Work instructions: Pictures stay out. Extract the lines below from the first one through the line with "fig = go.Figure()", both included.

*** Data extract

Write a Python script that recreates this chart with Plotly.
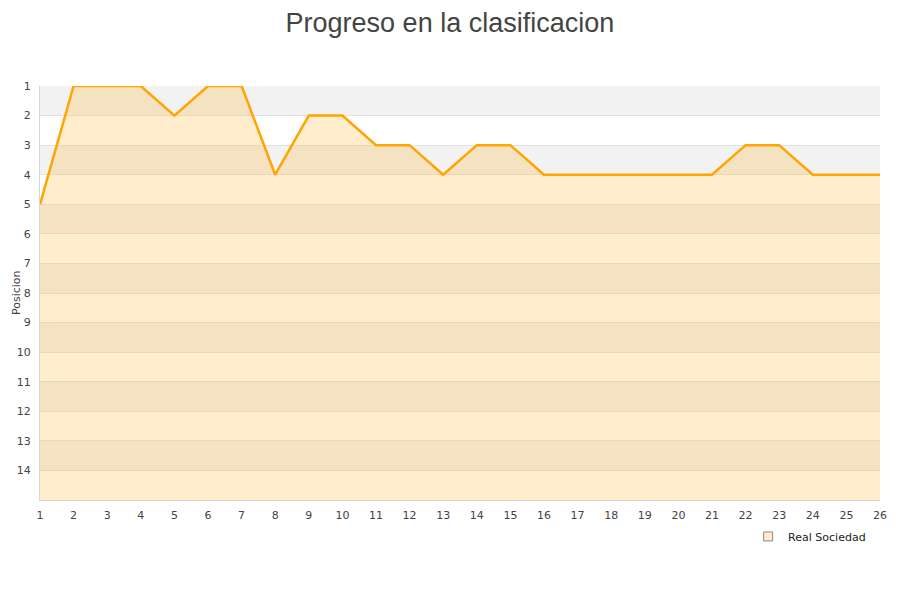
import plotly.graph_objects as go

jornadas = list(range(1, 27))
posiciones = [5, 1, 1, 1, 2, 1, 1, 4, 2, 2, 3, 3, 4, 3, 3, 4, 4, 4, 4, 4, 4, 3, 3, 4, 4, 4]
y_ticks = list(range(1, 15))
y_bottom = 15
team = "Real Sociedad"

fig = go.Figure()

# baseline for the fill
fig.add_trace(go.Scatter(x=jornadas, y=[y_bottom] * len(jornadas), mode="lines",
                         line=dict(width=0, color="rgba(0,0,0,0)"),
                         showlegend=False, hoverinfo="skip"))
fig.add_trace(go.Scatter(x=jornadas, y=posiciones, mode="lines", fill="tonexty",
                         fillcolor="rgba(255,165,0,0.2)",
                         line=dict(color="#ffa500", width=2.5),
                         showlegend=False, name=team, cliponaxis=False))
# legend entry
fig.add_trace(go.Scatter(x=[None], y=[None], mode="markers", name=team,
                         marker=dict(symbol="square", size=9, color="#ffedcc",
                                     line=dict(color="#888888", width=1))))

shapes = []
for i, v in enumerate(range(1, y_bottom)):
    if i % 2 == 0:
        shapes.append(dict(type="rect", xref="paper", yref="y", x0=0, x1=1,
                           y0=v, y1=v + 1, fillcolor="#f2f2f2", line=dict(width=0),
                           layer="below"))

fig.update_layout(
    width=900, height=600,
    paper_bgcolor="white", plot_bgcolor="white",
    margin=dict(l=32, r=28, t=78, b=108, autoexpand=False),
    title=dict(text="Progreso en la clasificacion", x=0.491, xanchor="center",
               y=0.992, yanchor="top", automargin=False, pad=dict(t=0, b=0),
               font=dict(family="Liberation Sans, Arial", size=27, color="#444444")),
    font=dict(family="DejaVu Sans", size=11, color="#444444"),
    shapes=shapes,
    annotations=[dict(text="Posicion", xref="paper", yref="paper", x=-24 / 840, y=0.5,
                      xanchor="center", yanchor="middle", textangle=-90, showarrow=False,
                      font=dict(size=11, color="#444444"))],
    xaxis=dict(range=[1, 26], tickvals=jornadas, showgrid=False, zeroline=False,
               showline=True, linecolor="#d8d8d8", linewidth=1, ticks="",
               automargin=False, ticklabelstandoff=5,
               tickfont=dict(size=11, color="#444444"), mirror=False),
    yaxis=dict(range=[y_bottom, 1], tickvals=y_ticks, showgrid=True,
               gridcolor="#e3e3e3", gridwidth=1, zeroline=False,
               showline=True, linecolor="#d8d8d8", linewidth=1, ticks="",
               automargin=False, ticklabelstandoff=6,
               tickfont=dict(size=11, color="#444444")),
    legend=dict(x=0.843, y=-0.053, xanchor="left", yanchor="top",
                font=dict(size=11, color="#222222"), bgcolor="rgba(0,0,0,0)"),
    showlegend=True,
)

fig.write_html("out.html")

******

Answer below:
Write a Python script that recreates this chart with Plotly.
import plotly.graph_objects as go

jornadas = list(range(1, 27))
posiciones = [5, 1, 1, 1, 2, 1, 1, 4, 2, 2, 3, 3, 4, 3, 3, 4, 4, 4, 4, 4, 4, 3, 3, 4, 4, 4]
y_ticks = list(range(1, 15))
y_bottom = 15
team = "Real Sociedad"

fig = go.Figure()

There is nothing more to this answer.